Üsküdar’a Gider İken Aldı Da Bir Yağmur,
Kâtibimin Setresi Uzun Eteği Çamur.
Kâtip Uykudan Uyanmış Gözleri Mahmur.

  Kâtip Benim Ben Kâtibin El Ne Karışır,
  Kâtibime Kolalı Da Gömlek Ne Güzel Yaraşır.

Üsküdar’a Gider İken Bir Mendil Buldum,
Mendilimin İçine De Lokum Doldurdum.
Kâtibimi Arar İken Yanımda Buldum.

  Kâtip Benim Ben Kâtibin El Ne Karışır,
  Kâtibime Kolalı Da Gömlek Ne Güzel Yaraşır. 

şarkılarını icra ediyorum :)) gülmeyin annem anlamaz espriden, şakadan.
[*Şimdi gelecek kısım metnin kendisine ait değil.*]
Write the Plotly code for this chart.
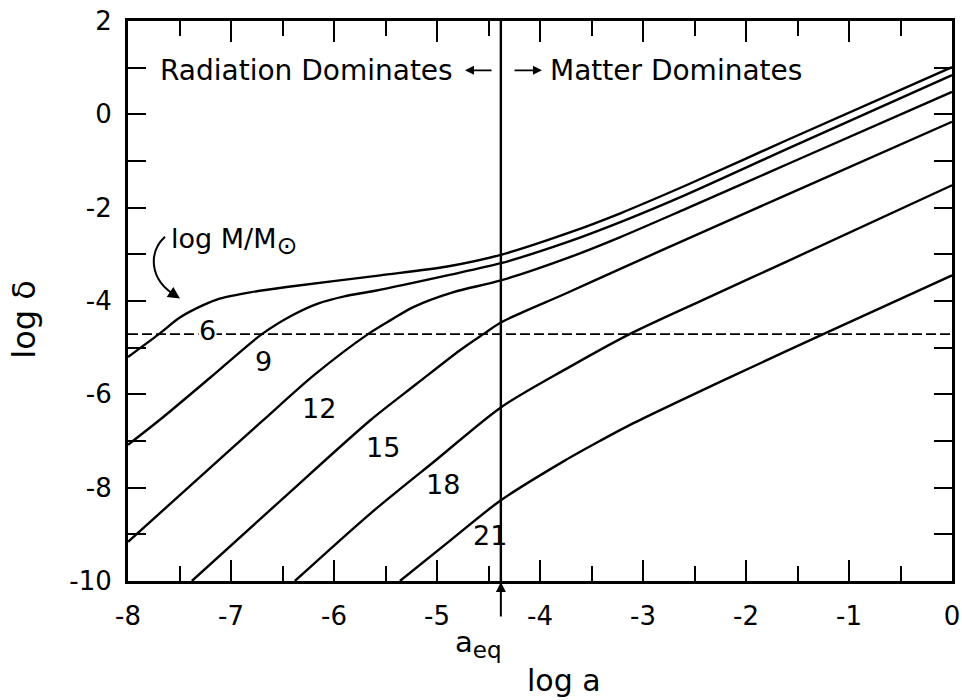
import plotly.graph_objects as go

# ---------------- data ----------------
x_tick_vals = [-8, -7, -6, -5, -4, -3, -2, -1, 0]
x_tick_labels = ["-8", "-7", "-6", "-5", "-4", "-3", "-2", "-1", "0"]
y_tick_vals = [2, 0, -2, -4, -6, -8, -10]
y_tick_labels = ["2", "0", "-2", "-4", "-6", "-8", "-10"]

mass_labels = ["6", "9", "12", "15", "18", "21"]

log_a_m6 = [-8.0, -7.70, -7.50, -7.27, -7.11, -6.80, -6.46, -5.55, -4.90, -4.38, -3.71, -3.22, -2.58, -1.60, 0.0]
log_d_m6 = [-5.20, -4.71, -4.36, -4.09, -3.95, -3.81, -3.70, -3.45, -3.26, -3.01, -2.53, -2.12, -1.52, -0.55, 1.01]

log_a_m9 = [-8.0, -7.66, -7.20, -6.70, -6.40, -6.15, -5.90, -5.60, -4.90, -4.38, -3.75, -3.22, -2.58, -1.60, 0.0]
log_d_m9 = [-7.08, -6.49, -5.64, -4.71, -4.30, -4.05, -3.90, -3.78, -3.45, -3.19, -2.75, -2.31, -1.72, -0.74, 0.84]

log_a_m12 = [-8.0, -7.30, -6.69, -6.20, -5.67, -5.45, -5.23, -4.84, -4.38, -3.71, -3.22, -2.58, -1.60, 0.0]
log_d_m12 = [-9.16, -7.77, -6.56, -5.60, -4.71, -4.41, -4.13, -3.81, -3.56, -3.06, -2.63, -2.02, -1.07, 0.48]

log_a_m15 = [-7.38, -6.50, -5.65, -5.20, -4.78, -4.55, -4.38, -3.75, -3.22, -2.58, -1.60, 0.0]
log_d_m15 = [-10.0, -8.24, -6.56, -5.78, -5.06, -4.71, -4.46, -3.84, -3.31, -2.68, -1.72, -0.16]

log_a_m18 = [-6.38, -5.65, -5.00, -4.38, -3.75, -3.13, -2.40, -1.60, 0.0]
log_d_m18 = [-10.0, -8.56, -7.39, -6.28, -5.46, -4.71, -3.96, -3.15, -1.52]

log_a_m21 = [-5.36, -4.87, -4.38, -3.76, -3.42, -3.13, -2.20, -1.25, 0.0]
log_d_m21 = [-10.0, -9.13, -8.27, -7.42, -7.00, -6.66, -5.68, -4.71, -3.45]

log_a_eq = -4.38
log_delta_level = -4.71

# ---------------- figure ----------------
FONT = "DejaVu Sans"
fig = go.Figure()

curves = [(log_a_m6, log_d_m6), (log_a_m9, log_d_m9), (log_a_m12, log_d_m12),
          (log_a_m15, log_d_m15), (log_a_m18, log_d_m18), (log_a_m21, log_d_m21)]
for (xs, ys), name in zip(curves, mass_labels):
    fig.add_trace(go.Scatter(x=xs, y=ys, mode="lines", name=name,
                             line=dict(color="black", width=2.4, shape="spline", smoothing=0.8),
                             showlegend=False, hoverinfo="skip"))

# horizontal dashed level and vertical a_eq line
fig.add_shape(type="line", xref="x", yref="y", x0=-8, x1=0, y0=log_delta_level, y1=log_delta_level,
              line=dict(color="black", width=1.8, dash="10px,4px"), layer="below")
fig.add_shape(type="line", xref="x", yref="y", x0=log_a_eq, x1=log_a_eq, y0=-10, y1=2,
              line=dict(color="black", width=2.4))

# curve labels
label_x = [-7.23, -6.68, -6.15, -5.52, -4.94, -4.485]
label_y = [-4.63, -5.29, -6.30, -7.13, -7.94, -9.02]
for i, (t, lx, ly) in enumerate(zip(mass_labels, label_x, label_y)):
    fig.add_annotation(x=lx, y=ly, xref="x", yref="y", text=t, showarrow=False,
                       xanchor="center", yanchor="middle",
                       font=dict(family=FONT, size=27, color="black"),
                       bgcolor="white" if i == 0 else None, borderpad=0)

# region texts and arrows
fig.add_annotation(x=-7.709, y=0.944, xref="x", yref="y", text="Radiation Dominates",
                   xanchor="left", yanchor="middle", showarrow=False,
                   font=dict(family=FONT, size=28, color="black"))
fig.add_annotation(x=-3.922, y=0.944, xref="x", yref="y", text="Matter Dominates",
                   xanchor="left", yanchor="middle", showarrow=False,
                   font=dict(family=FONT, size=28, color="black"))
fig.add_annotation(x=-4.728, y=0.944, ax=-4.456, ay=0.944, xref="x", yref="y", axref="x", ayref="y",
                   text="", showarrow=True, arrowhead=2, arrowsize=1, arrowwidth=1.8, arrowcolor="black",
                   standoff=0, startstandoff=0)
fig.add_annotation(x=-3.981, y=0.944, ax=-4.262, ay=0.944, xref="x", yref="y", axref="x", ayref="y",
                   text="", showarrow=True, arrowhead=2, arrowsize=1, arrowwidth=1.8, arrowcolor="black",
                   standoff=0, startstandoff=0)

# log M/Msun label with curved arrow
fig.add_annotation(x=-7.60, y=-2.72, xref="x", yref="y",
                   text="log M/M<sub><span style='font-size:25px'>⊙</span></sub>",
                   xanchor="left", yanchor="middle", showarrow=False,
                   font=dict(family=FONT, size=27, color="black"))
fig.add_shape(type="path", xref="x", yref="y",
              path="M -7.641,-2.625 C -7.80,-2.95 -7.80,-3.55 -7.53,-3.89",
              line=dict(color="black", width=2))
fig.add_annotation(x=-7.495, y=-3.948, ax=-7.545, ay=-3.875, xref="x", yref="y", axref="x", ayref="y",
                   text="", showarrow=True, arrowhead=2, arrowsize=1.2, arrowwidth=2, arrowcolor="black",
                   standoff=0, startstandoff=0)

# a_eq arrow and label below axis
fig.add_annotation(x=log_a_eq, y=-10, xref="x", yref="y", ax=0, ay=37, axref="pixel", ayref="pixel",
                   text="", showarrow=True, arrowhead=2, arrowsize=1, arrowwidth=2, arrowcolor="black",
                   standoff=1)
fig.add_annotation(x=-4.60, y=-0.112, xref="x", yref="paper", xanchor="center", yanchor="middle",
                   text="a<sub><span style='font-size:23px'>eq</span></sub>", showarrow=False,
                   font=dict(family=FONT, size=29, color="black"))

# axis titles
fig.add_annotation(x=-3.767, y=-0.177, xref="x", yref="paper", xanchor="center", yanchor="middle",
                   text="log a", showarrow=False, font=dict(family=FONT, size=30, color="black"))
fig.add_annotation(x=-0.126, y=0.467, xref="paper", yref="paper", xanchor="center", yanchor="middle",
                   text="log δ", showarrow=False, textangle=-90,
                   font=dict(family=FONT, size=32, color="black"))

fig.update_xaxes(range=[-8, 0], tickmode="array", tickvals=x_tick_vals, ticktext=x_tick_labels,
                 ticks="inside", ticklen=21, tickwidth=2.2, tickcolor="black",
                 showline=True, linewidth=3, linecolor="black", mirror="ticks",
                 showgrid=False, zeroline=False, ticklabelstandoff=10,
                 tickfont=dict(family=FONT, size=26, color="black"),
                 minor=dict(dtick=0.5, ticks="inside", ticklen=15, tickwidth=2.2, tickcolor="black", showgrid=False))
fig.update_yaxes(range=[-10, 2], tickmode="array", tickvals=y_tick_vals, ticktext=y_tick_labels,
                 ticks="inside", ticklen=18, tickwidth=2.2, tickcolor="black",
                 showline=True, linewidth=3, linecolor="black", mirror="ticks",
                 showgrid=False, zeroline=False, ticklabelstandoff=8,
                 tickfont=dict(family=FONT, size=26, color="black"),
                 minor=dict(dtick=1, ticks="inside", ticklen=18, tickwidth=2.2, tickcolor="black", showgrid=False))

fig.update_layout(width=962, height=700, margin=dict(l=128, r=10, t=21, b=119, autoexpand=False),
                  plot_bgcolor="white", paper_bgcolor="white", showlegend=False,
                  font=dict(family=FONT, color="black"))

# remove the default 8px page margin so the figure fills the 962x700 window exactly
fig.write_html("out.html", config={"displayModeBar": False},
               post_script="document.body.style.margin='0';document.body.style.overflow='hidden';")
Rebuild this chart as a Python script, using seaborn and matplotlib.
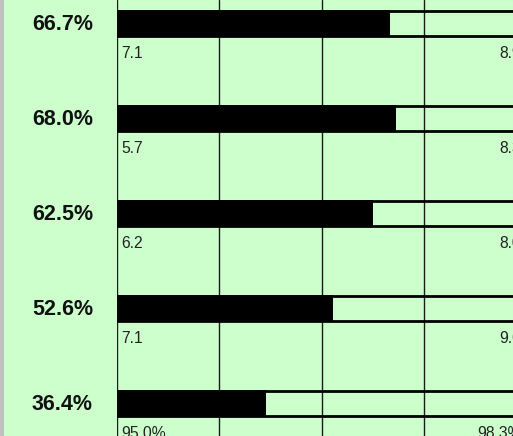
import matplotlib.pyplot as plt
import pandas as pd
import seaborn as sns
from matplotlib.patches import Rectangle

# values (right-hand labels are cut off at the edge)
rows = ['r1', 'r2', 'r3', 'r4', 'r5']
share = [66.7, 68.0, 62.5, 52.6, 36.4]
total = [100, 100, 100, 100, 100]
low_labels = ['7.1', '5.7', '6.2', '7.1', '95.0%']
high_labels = ['8.9', '8.3', '8.0', '9.0', '98.3%']

GREEN = '#CCFFCC'
W, H = 513, 436

df = pd.DataFrame({'row': rows, 'share': share, 'total': total})

sns.set_style('white')
plt.rcParams['font.family'] = ['Liberation Sans', 'DejaVu Sans']

fig = plt.figure(figsize=(W / 100, H / 100), dpi=100)
fig.patch.set_facecolor(GREEN)
# thin grey strip on the far left
fig.add_artist(Rectangle((0, 0), 4 / W, 1, transform=fig.transFigure,
                         facecolor='#C0C0C0', edgecolor='none'))

# plot area starts at x=117px, 100% lands just past the right edge
ax = fig.add_axes([117 / W, 0, 410 / W, 1])
ax.set_facecolor(GREEN)

sns.barplot(data=df, x='total', y='row', orient='h', color='black',
            fill=False, linewidth=2, width=0.255, ax=ax, zorder=2)
sns.barplot(data=df, x='share', y='row', orient='h', color='black',
            linewidth=0, width=0.285, ax=ax, zorder=3, saturation=1)

ax.set_xlim(0, 100)
pitch = 95
ax.set_ylim((H - 23.5) / pitch, -23.5 / pitch)
ax.set_xticks([0, 25, 50, 75, 100])
ax.grid(axis='x', color='#1a1a1a', linewidth=1.0, zorder=1)
ax.grid(axis='y', visible=False)
ax.set_axisbelow(True)
ax.tick_params(left=False, bottom=False, labelleft=False, labelbottom=False)
ax.set_xlabel('')
ax.set_ylabel('')
for s in ax.spines.values():
    s.set_visible(False)

for i, (p, lo, hi) in enumerate(zip(share, low_labels, high_labels)):
    ax.text(-5.85, i - 0.015, f'{p:.1f}%', ha='right', va='center_baseline',
            fontsize=15.5, fontweight='bold', color='#111111')
    ax.text(0.95, i + 0.235, lo, ha='left', va='top', fontsize=11.3,
            color='#222222')
    ax.text(98.6, i + 0.235, hi, ha='right', va='top', fontsize=11.3,
            color='#222222')

fig.savefig('out.png', dpi=100, facecolor=fig.get_facecolor())
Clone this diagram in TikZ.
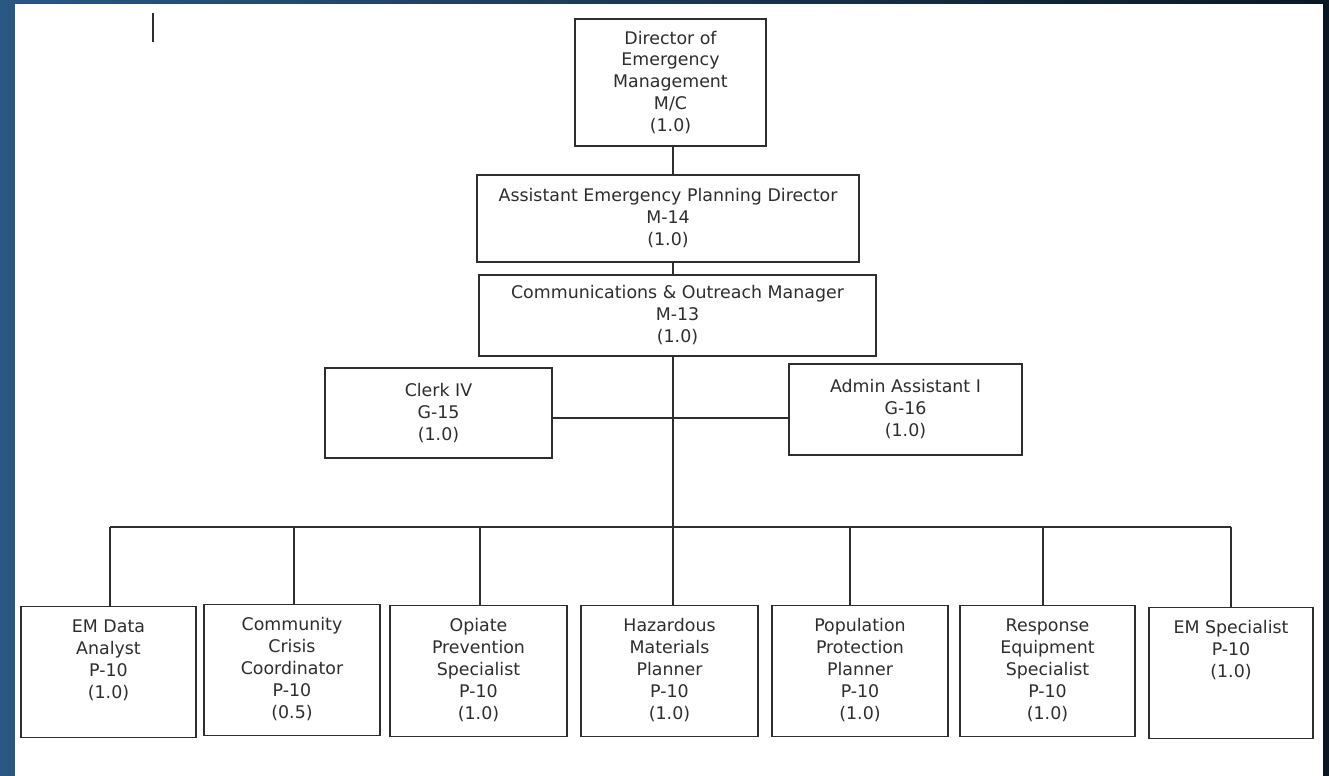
\documentclass[tikz,border=0pt]{standalone}
\usepackage{fontspec}
\setmainfont{DejaVu Sans}
\usetikzlibrary{calc}
\definecolor{bgblue}{HTML}{2A5783}
\definecolor{bgnavy}{HTML}{0A1723}
\definecolor{ink}{HTML}{2E2E2E}
\newcommand{\orgfont}{\fontsize{9.9}{12.5}\selectfont}
\newcommand{\leaftext}[2]{\parbox[c][2.62cm][t]{#1}{\centering\rule{0pt}{0.52cm}#2}}
\tikzset{
  box/.style={draw=ink, line width=0.75pt, fill=white, inner sep=0pt, align=center, text=ink, font=\orgfont},
  wire/.style={draw=ink, line width=0.75pt},
}

\begin{document}
\begin{tikzpicture}[x=0.02cm, y=-0.02cm]
			%%%%% START %%%%%
			\useasboundingbox (0,0) rectangle (1329,776);
			\shade[left color=bgblue, right color=bgnavy] (0,0) rectangle (1329,776);
			\fill[white] (15,4) rectangle (1323,776);
			\draw[ink, line width=1.1pt] (153,13) -- (153,42);
			
			\node[box, minimum width=3.82cm, minimum height=2.54cm] (dir) at (670.5,82.5) {Director of\\Emergency\\Management\\M/C\\(1.0)};
			\node[box, minimum width=7.64cm, minimum height=1.74cm] (asst) at (668,218.5) {Assistant Emergency Planning Director\\M-14\\(1.0)};
			\node[box, minimum width=7.94cm, minimum height=1.62cm] (comm) at (677.5,315.5) {Communications \& Outreach Manager\\M-13\\(1.0)};
			
			\node[box, minimum width=4.54cm, minimum height=1.8cm] (clerk) at (438.5,413) {Clerk IV\\G-15\\(1.0)};
			\node[box, minimum width=4.66cm, minimum height=1.82cm] (admin) at (905.5,409.5) {Admin Assistant I\\G-16\\(1.0)};
			
			\node[box, anchor=north] (ema) at (108.5,606) {\leaftext{3.5cm}{EM Data\\Analyst\\P-10\\(1.0)}};
			\node[box, anchor=north] (ccc) at (292,604) {\leaftext{3.52cm}{Community\\Crisis\\Coordinator\\P-10\\(0.5)}};
			\node[box, anchor=north] (ops) at (478.5,605) {\leaftext{3.54cm}{Opiate\\Prevention\\Specialist\\P-10\\(1.0)}};
			\node[box, anchor=north] (hmp) at (669.5,605) {\leaftext{3.54cm}{Hazardous\\Materials\\Planner\\P-10\\(1.0)}};
			\node[box, anchor=north] (ppp) at (860,605) {\leaftext{3.52cm}{Population\\Protection\\Planner\\P-10\\(1.0)}};
			\node[box, anchor=north] (res) at (1047.5,605) {\leaftext{3.5cm}{Response\\Equipment\\Specialist\\P-10\\(1.0)}};
			\node[box, anchor=north] (ems) at (1231,607) {\leaftext{3.28cm}{EM Specialist\\P-10\\(1.0)}};
			
			\coordinate (trunk) at (673,527);
			\coordinate (side) at (673,418);
			\draw[wire] (dir.south -| trunk) -- (asst.north -| trunk);
			\draw[wire] (asst.south -| trunk) -- (comm.north -| trunk);
			\draw[wire] (comm.south -| trunk) -- (trunk);
			\draw[wire] (side -| clerk.east) -- (side -| admin.west);
			
			\foreach \n/\x in {ema/110, ccc/294, ops/480, hmp/673, ppp/850, res/1043, ems/1231}{
				\coordinate (d\n) at (\x,527);
				\draw[wire] (d\n) -- (d\n |- \n.north);
			}
			\draw[wire] (dema) -- (dems);
			%%%%% END %%%%%
\end{tikzpicture}
\end{document}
amaan sen de deyip güleceğine kızıyor dalga geçme benimle diye!!

kabahat ben de bilmezmiş gibi ne diye haka nükte etmeye çalışıyorum ki anneme, boşa çabadan başka bir şey değil!!

annem sadece komik kedi vidyolarını komik bulur ve güler.
hayattaki diğer hiç bir şey yeterince komik değildir.
öyle tv şovlarına, dizilere gülmez, sevmez onları hatta.